Despite the Red Bulls losing out, it was a still a season of personal triumph for Wright-Phillips, as individual awards flooded in. The MLS Golden Boot was secured for his remarkably prolific goals record. He was included in the MLS Best XI selection and the MLS All-Star team. His club made him their MVP and he won Castrol Index Top MLS Player award. For a player who, a few seasons earlier, had been toiling in the third tier of English football, seemingly on the road to nowhere fast, it was a remarkable turnaround.
Unlike the early debut goals he had enjoyed with a couple of clubs in England, before his star dimmed into invisibility, however, in New York, the start heralded a time of prolonged success. Another Supporters’ Shield followed in 2015, and the following term another Golden Bot was won, along with selection to that year’s MLS Best XI. In 2017 and 2018, the club recognised the value of his goals by making him their MVP in successive seasons, and in the latter of those two they again won the Supporters’ Shield and Wright-Phillips was selected for both the MLS All-Star and CONCACAF Best XI.
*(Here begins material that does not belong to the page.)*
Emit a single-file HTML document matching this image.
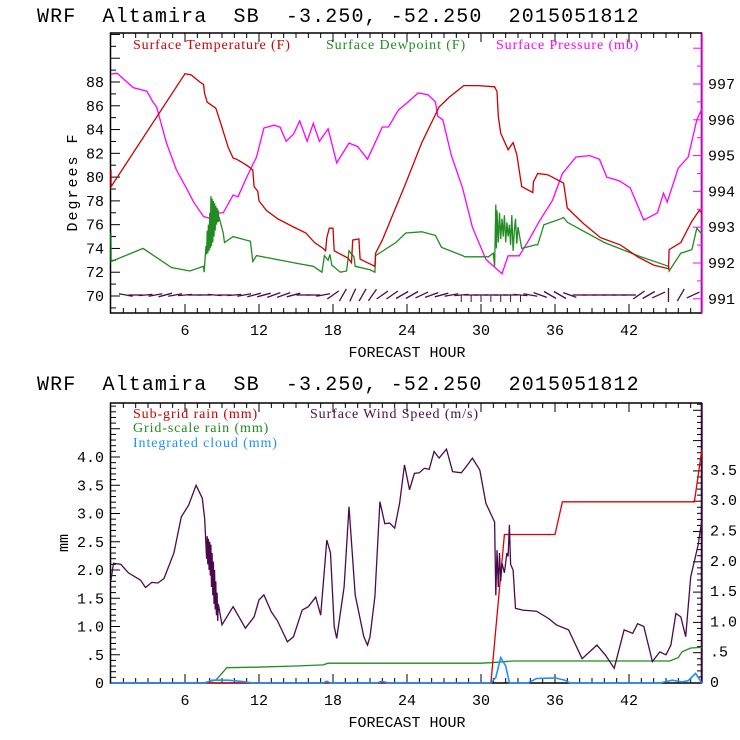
<!DOCTYPE html>
<html><head><meta charset="utf-8"><style>
html,body{margin:0;padding:0;background:#fff;width:740px;height:740px;overflow:hidden}
svg{display:block}
.t{font-family:"Liberation Mono",monospace;font-size:20px;fill:#000;white-space:pre;letter-spacing:1.1px}
.tk{font-family:"Liberation Mono",monospace;font-size:15px;fill:#000}
.lg{font-family:"Liberation Serif",serif;font-size:14px;letter-spacing:0.9px}
</style></head><body>
<svg id="c" width="740" height="740"></svg>
<script>
// ---- data (top panel) ----
const tempH=[0,0.01,6,6.5,7.2,7.5,7.6,7.8,8.5,8.9,9.5,9.9,10.2,11,11.5,11.6,11.9,12,12.6,13.5,14.8,15.8,16.5,17.2,17.4,17.5,17.7,18,18.1,19.2,19.5,19.6,20.1,20.2,21,21.4,21.45,22,23.9,25.2,26.6,27.4,28.6,29.8,31.1,31.3,31.4,31.6,32.2,32.6,32.9,33.3,34.2,34.25,34.6,35.4,36.7,37,38.3,39.7,41.3,42.7,44,45.2,45.25,46.2,47.1,47.7,47.9];
const tempV=[80.6,79.2,88.7,88.6,88,87.8,87,86.3,85.8,84.5,82.5,81.6,81.5,81,80.6,79.2,78.8,78,77.2,76.5,75.8,75.3,74.5,74,73.8,74.9,75.7,75.7,73.8,73.2,72.8,74.7,74.8,73.1,72.7,72.5,73.6,74.7,79.5,82.9,85.9,86.7,87.7,87.7,87.6,87.2,85.1,83.7,82.3,82.9,81.9,79.2,78.7,79.6,80.3,80.2,79.5,77.4,76.1,74.9,74.3,73.3,72.6,72.3,73.9,74.5,76.3,77.2,77];
const dewH=[0,0.01,2.6,4.9,6.4,7.5,7.55,7.7,7.75,7.8,7.85,7.9,7.95,8.0,8.05,8.1,8.15,8.2,8.25,8.3,8.35,8.4,8.45,8.5,8.55,8.6,8.65,8.7,8.75,8.8,9.1,9.2,9.9,11.3,11.5,11.8,15.3,16.4,17.1,17.3,17.6,17.75,17.9,18.6,19.1,19.3,19.7,19.8,21,21.4,21.45,23.1,23.9,25.2,26.3,26.8,28.5,28.7,30.6,31.0,31.1,31.2,31.25,31.3,31.4,31.5,31.6,31.7,31.8,31.9,32.0,32.1,32.2,32.3,32.4,32.5,32.6,32.7,32.8,32.9,33.0,33.3,34.4,34.6,35.1,36.5,36.7,37,40,42.7,45.2,45.25,46.2,47.1,47.5,47.9];
const dewV=[75.3,72.9,74.0,72.4,72.1,72.5,72.0,74.2,73.5,75.5,73.6,76,73.8,77,74,78.4,74.2,78.2,74.5,78,75,77.8,75.5,77.6,76,77.4,76.2,77.2,76.4,76.5,75.3,74.5,75,74.6,72.9,73.4,72.7,72.5,72,73.4,73,73.5,72.6,72,72.1,73.8,73.3,72.5,72.2,72.0,73.4,74.5,75.3,75.4,75.1,74.1,73.4,73.3,73.3,73.6,72.5,77.7,74,77.2,74.5,77,74.8,76.5,75,76.8,74.5,76.2,75,76,74.3,76.8,73.8,75.4,76.5,74.4,75.8,74,74.3,74.3,76,76.5,76.6,76.2,74.5,73.4,72.5,72.1,73.6,73.9,75.7,75.2,75.7];
const presH=[0,0.5,1.8,2.9,3.4,3.7,4.5,5.3,6.1,6.7,7.5,8.0,8.6,9.1,9.9,10.3,11.0,11.8,12.4,13.2,13.7,14.2,14.8,15.3,15.9,16.4,16.9,17.6,18.3,19.3,20,20.8,22,22.5,23.3,24.1,24.9,25.7,26.3,26.5,26.9,27.6,28.5,29.3,30.4,31.7,32.2,33.1,33.9,34.7,35.8,36.6,37.7,38.8,39.6,40.2,41.2,42.1,43.2,44.3,44.8,45.1,46,46.8,47.5,47.9];
const presV=[997.28,997.3,996.9,996.8,996.5,996.36,995.35,994.6,994.1,993.7,993.3,993.25,993.4,993.4,993.9,993.85,994.4,994.96,995.77,995.85,995.8,995.4,995.6,995.97,995.4,995.9,995.4,995.75,994.8,995.35,995.25,994.9,995.8,995.8,996.27,996.5,996.75,996.7,996.5,996.1,996.0,995.0,994.1,993.0,992.1,991.7,992.2,992.2,992.65,993.15,993.75,994.5,994.96,995.0,994.9,994.4,994.3,994.1,993.2,993.4,993.95,993.7,994.65,994.96,996.0,996.3];
const barbH=[1.2,2,2.8,3.6,4.4,5.2,6,6.8,7.6,8.4,9.2,10,10.8,11.6,12.4,13.2,14,14.8,15.6,16.4,17.2,18,18.8,19.6,20.4,21.2,22,22.8,23.6,24.4,25.2,26,26.8,27.6,28.4,29.2,30,30.8,31.6,32.4,33.2,34,34.8,35.6,36.4,37.2,38,38.8,39.6,40.4,41.2,42,42.8,43.6,44.4,45.2,46.2,47.2];
const barbA=[-10,0,5,10,15,10,5,0,0,-5,0,5,10,15,15,20,20,15,0,0,10,35,60,65,60,55,35,35,30,30,25,20,15,10,5,0,0,0,0,0,-5,-10,-20,-30,-30,-20,0,0,0,0,0,0,35,30,25,90,60,25];
// ---- data (bottom panel) ----
const windH=[0,0.2,0.8,1.4,2.4,2.8,3.3,3.8,4.3,5.1,5.7,6.3,6.9,7.4,7.6,7.75,7.8,7.85,7.9,7.95,8.0,8.05,8.1,8.15,8.2,8.25,8.3,8.35,8.4,8.45,8.5,8.55,8.6,8.65,8.7,9.0,9.9,10.9,11.6,12.0,12.4,13,13.5,14.3,14.8,15.5,16,16.6,17,17.5,17.8,18.1,18.3,18.9,19.3,19.8,20.5,20.8,21.0,21.4,21.8,22.2,22.6,23,23.4,23.8,24.2,24.6,25,25.4,25.8,26.2,26.6,27.2,27.7,28.4,28.8,29.3,29.9,30.4,31.1,31.2,31.3,31.4,31.5,31.6,31.7,31.9,32.1,32.2,32.3,32.4,32.6,32.8,33.4,34.5,35.5,36.1,37.1,38.2,39.4,40.1,40.8,41.6,42.3,42.7,43.2,43.9,44.5,45,45.4,45.8,46.2,46.6,47,47.6,47.9];
const windV=[1.82,2.12,2.1,1.95,1.82,1.69,1.78,1.77,1.85,2.3,2.94,3.15,3.5,3.27,2.9,2.2,2.6,2.1,2.55,2.0,2.5,1.9,2.45,1.7,2.3,1.55,2.15,1.4,2.0,1.3,1.8,1.2,1.6,1.1,1.4,1.03,1.35,0.97,1.17,1.47,1.56,1.26,1.1,0.73,0.82,1.29,1.35,1.52,1.2,2.53,2.3,1.0,0.79,1.7,3.12,1.56,0.82,0.67,0.82,1.53,3.21,2.82,2.83,2.74,3.18,3.86,3.42,3.71,3.72,3.8,3.78,4.1,3.98,4.14,3.74,3.72,3.83,3.98,3.77,3.18,2.85,1.55,2.35,1.7,2.3,1.8,2.12,1.95,2.3,2.24,2.8,2.1,2.0,1.32,1.29,1.27,1.14,1.03,0.94,0.43,0.67,0.49,0.26,0.94,0.88,1.05,1.0,0.38,0.55,0.5,0.67,1.23,1.17,0.82,1.88,2.44,2.88];
const subH=[0,30.8,31.9,36.0,36.6,47.3,47.9];
const subV=[0,0,2.45,2.45,2.99,2.99,3.85];
const gridH=[0,7.4,8.5,9.4,11.7,15,17.2,17.6,30,30.8,32.6,45.3,46,46.3,47,47.9];
const gridV=[0,0,0.05,0.27,0.28,0.3,0.32,0.35,0.35,0.36,0.39,0.39,0.45,0.55,0.62,0.63];
const cloudH=[0,7.6,8.2,9.5,10.5,11.6,17.2,17.5,17.8,21.5,22,22.5,30.8,31.2,31.6,32.0,32.3,33.8,34.5,36,36.8,37.2,44.5,45.5,46.3,46.8,47.4,47.9];
const cloudV=[0,0,0.05,0.05,0.03,0,0,0.03,0,0,0.03,0,0,0.1,0.45,0.3,0,0,0.08,0.09,0.05,0,0,0.05,0.02,0.04,0.17,0];
const tempTicks=[70,72,74,76,78,80,82,84,86,88];
const presTicks=[991,992,993,994,995,996,997];
const mmTicks=[0,0.5,1,1.5,2,2.5,3,3.5,4];
const mmLabels=["0",".5","1.0","1.5","2.0","2.5","3.0","3.5","4.0"];
const rTicks=[0,0.5,1,1.5,2,2.5,3,3.5];
const rLabels=["0",".5","1.0","1.5","2.0","2.5","3.0","3.5"];
const hourTicks=[6,12,18,24,30,36,42];

const NS="http://www.w3.org/2000/svg";
const svg=document.getElementById('c');
function el(tag,attrs,parent,txt){const e=document.createElementNS(NS,tag);for(const k in attrs)e.setAttribute(k,attrs[k]);if(txt!==undefined)e.textContent=txt;(parent||svg).appendChild(e);return e;}
const X0=111,X1=703;
const xh=h=>X0+(X1-X0)*h/48;
const yT=v=>82+(88-v)*214/18;
const yP=v=>84+(997-v)*35.8;
const yM=v=>683-v*56.5;
const yR=v=>683-v*60.6;
function line(H,V,yf,color,name,w){
  let d='';for(let i=0;i<H.length;i++)d+=(i?'L':'M')+xh(H[i]).toFixed(1)+','+yf(V[i]).toFixed(1);
  const p=el('path',{d:d,fill:'none',stroke:color,'stroke-width':w||1.3});
  
  
}
function frame(top,bot,rightColor,name){
  const g=el('g',{});
  
  
  el('rect',{x:X0-0.5,y:top,width:X1-X0-1,height:bot-top,fill:'none',stroke:'#000','stroke-width':1.5},g);
  el('line',{x1:X1-1,y1:top,x2:X1-1,y2:bot,stroke:rightColor,'stroke-width':1.5},g);
  for(let h=1;h<48;h++){const x=xh(h);const L=h%6==0?9:5;
    el('line',{x1:x,y1:bot,x2:x,y2:bot-L,stroke:'#000'},g);
    el('line',{x1:x,y1:top,x2:x,y2:top+L,stroke:'#000'},g);}
  hourTicks.forEach(h=>{const t=el('text',{x:xh(h),y:bot+22,'text-anchor':'middle',class:'tk','font-size':'17'},g,String(h));
    });
  const xt=el('text',{x:407,y:bot+44,'text-anchor':'middle',class:'tk','font-size':'19'},g,'FORECAST HOUR');
  
  return g;
}
// titles
[22,390].forEach((y,i)=>{const t=el('text',{x:37,y:y,class:'t'},svg,'WRF  Altamira  SB  -3.250, -52.250  2015051812');
  });

// ---- top panel ----
const g1=frame(33,313,'#ff00ff','top-plot-frame');
for(let v=69;v<=93;v++){const y=yT(v);if(y<33||y>313)continue;el('line',{x1:X0,y1:y,x2:X0+(v%2==0?9:5),y2:y,stroke:'#000'},g1);}
tempTicks.forEach(v=>{const t=el('text',{x:104,y:yT(v)+5,'text-anchor':'end',class:'tk'},g1,String(v));
  });
for(let v=990.5;v<=998;v+=0.5){const y=yP(v);if(y<33||y>313)continue;el('line',{x1:X1-1,y1:y,x2:X1-1-(v%1==0?9:5),y2:y,stroke:'#ff00ff'},g1);}
presTicks.forEach(v=>{const t=el('text',{x:708,y:yP(v)+5,class:'tk'},g1,String(v));
  });
const yt=el('text',{x:0,y:0,class:'tk','font-size':'21',transform:'translate(77,182) rotate(-90)','text-anchor':'middle','letter-spacing':'2'},svg,'Degrees F');

line(presH,presV,yP,'#ff00ff','pressure-line');
line(dewH,dewV,yT,'#228b22','dewpoint-line');
line(tempH,tempV,yT,'#cc0000','temperature-line');
barbH.forEach((h,i)=>{const a=barbA[i]*Math.PI/180,cx=xh(h),cy=yT(70)-1,L=7;
  const b=el('line',{x1:cx-L*Math.cos(a),y1:cy+L*Math.sin(a),x2:cx+L*Math.cos(a),y2:cy-L*Math.sin(a),stroke:'#4b0a4b','stroke-width':1.3});
  
  if(Math.abs(barbA[i])<6&&h>28&&h<34)el('line',{x1:cx,y1:cy,x2:cx,y2:cy+7,stroke:'#4b0a4b'});
});
[['Surface Temperature (F)','#cc0000',133],['Surface Dewpoint (F)','#228b22',326],['Surface Pressure (mb)','#ff00ff',496]].forEach(l=>{
  const t=el('text',{x:l[2],y:49,class:'lg',fill:l[1]},svg,l[0]);});

// ---- bottom panel ----
const g2=frame(403,683,'#4b0a4b','bottom-plot-frame');
for(let k=1;k<50;k++){const v=k/10,y=yM(v);if(y<403)continue;el('line',{x1:X0,y1:y,x2:X0+(k%5==0?9:5),y2:y,stroke:'#000'},g2);}
mmTicks.forEach((v,i)=>{const t=el('text',{x:104,y:yM(v)+5,'text-anchor':'end',class:'tk'},g2,mmLabels[i]);
  });
for(let k=1;k<47;k++){const v=k/10,y=yR(v);if(y<403)continue;el('line',{x1:X1-1,y1:y,x2:X1-1-(k%5==0?9:5),y2:y,stroke:'#000'},g2);}
rTicks.forEach((v,i)=>{const t=el('text',{x:710,y:yR(v)+4,class:'tk','font-size':'12'},g2,rLabels[i]);
  });
const yt2=el('text',{x:0,y:0,class:'tk','font-size':'17',transform:'translate(68,543) rotate(-90)','text-anchor':'middle'},svg,'mm');

line(gridH,gridV,yM,'#228b22','grid-scale-rain-line');
line(subH,subV,yR,'#dd0000','sub-grid-rain-line');
line(windH,windV,yM,'#4b0a4b','wind-speed-line');
line(cloudH,cloudV,yM,'#1e90ff','integrated-cloud-line',1.6);
[['Sub-grid rain (mm)','#cc0000',133,418],['Surface Wind Speed (m/s)','#4b0a4b',310,418],['Grid-scale rain (mm)','#228b22',133,432],['Integrated cloud (mm)','#1e90ff',133,447]].forEach(l=>{
  const t=el('text',{x:l[2],y:l[3],class:'lg',fill:l[1]},svg,l[0]);});
</script>
</body></html>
To the end of the 2018 season, across all games for the Red Bulls, he had scored 124 goals in just 210 games. Perhaps his most famous landmark came in July 2018, when his winning goal in the 1-0 victory over DC United took him to the century of strikes. He had achieved the landmark in record time, breaking the previous best by some sixteen games. Although there would surely have been a temptation for the shirt number to be upped by one, it was resisted and Wright-Phillips still carries 99 on his back. The occasion was marked however by a club decision to ‘retire’ the shirt after his time with the club was completed, so that no-one else would ever carry it again.
For a club that has seen a number of celebrity players don their jersey over the years, it’s significant that Bradley Wright-Phillips is seen as the outstanding star of the club. Lothar Matthäus, Thierry Henry, Youri Djorkaeff and Colombian striker Juan Pablo Ángel are just a few of the luminaries that he appears to have surpassed, the latter of which was also the player whose season’s goalscoring record Wright-Phillips had eclipsed.
What may mark a more personal achievement, however was, when in 2015, his brother, Shaun, also joined the club. Reversing the trend that had been very much the case in the early part of Bradley’s career, however, now it was the younger of the siblings who was the star, and Shaun’s single goal in more than two dozen games seemed to brook no argument to the newly found status of Bradley. The little brother had stepped up into the big time.